A popular feature of permanent life insurance is that it accumulates cash value that can grow over time – ensuring that if the policy is surrendered, the policyowner will still have something to show for it that cannot be forfeited. However, this “non-forfeiture value” of a life insurance policy has an important secondary benefit as well – it gives an insurance company the means to provide policyowners a personal loan at favorable interest rates, because the cash value provides collateral for the loan.
Yet even as cash value life insurance operates as collateral for a life insurance policy loan, it also remains invested, earning a rate of return that slows the erosion of the net equity in the policy and allows a policy loan to remain in place for an extended period of time. And with some insurance policy loan strategies – such as the popular “Bank On Yourself” approach, there’s even a possibility that the cash value can out-earn the stated interest rate of the loan, allowing the loan to compound ‘indefinitely’.

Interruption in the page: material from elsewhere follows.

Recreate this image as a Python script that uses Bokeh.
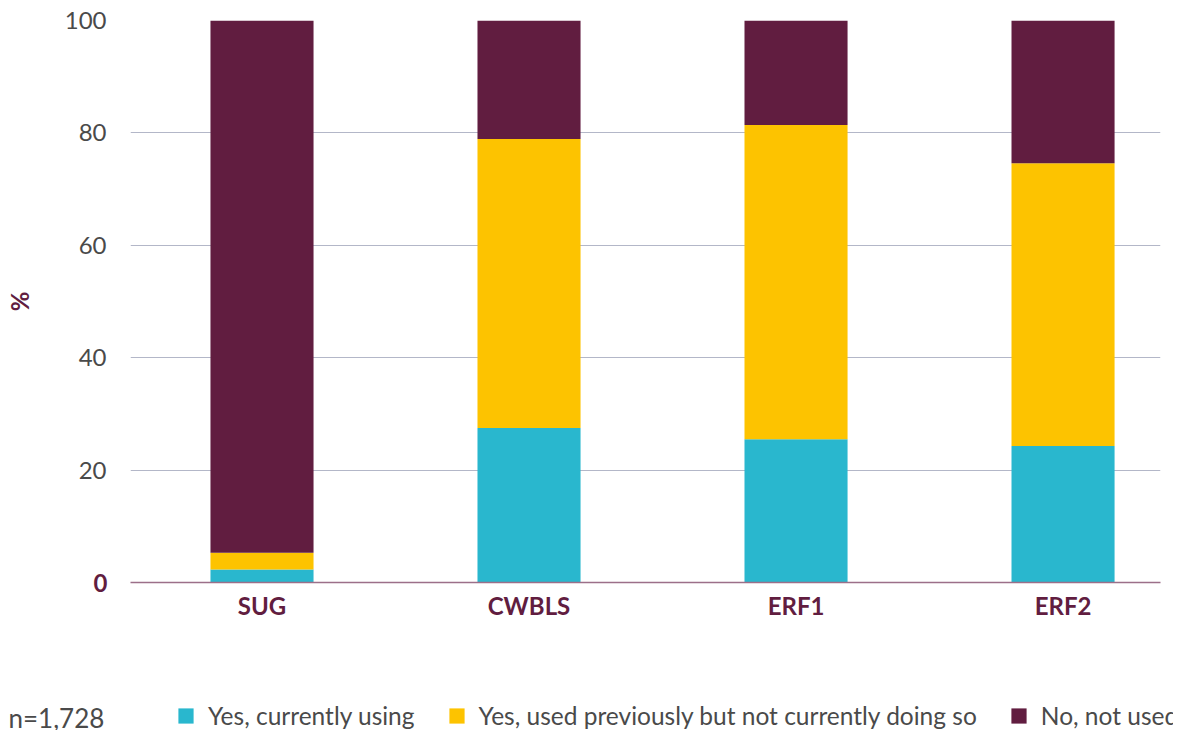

The caveat, however, is that in the end a life insurance policy loan is still really nothing more than a personal loan from an insurance company, using the life insurance cash value as collateral. Which means even if the net borrowing cost is low because the cash value continues to appreciate, that’s still growth that the investor might have enjoyed for personal use, if the loan was never taken out in the first place. Or viewed another way, trying to bank on yourself doesn’t work very well when ultimately the loan interest isn’t actually something you pay back to yourself, it simply repays the life insurance company instead!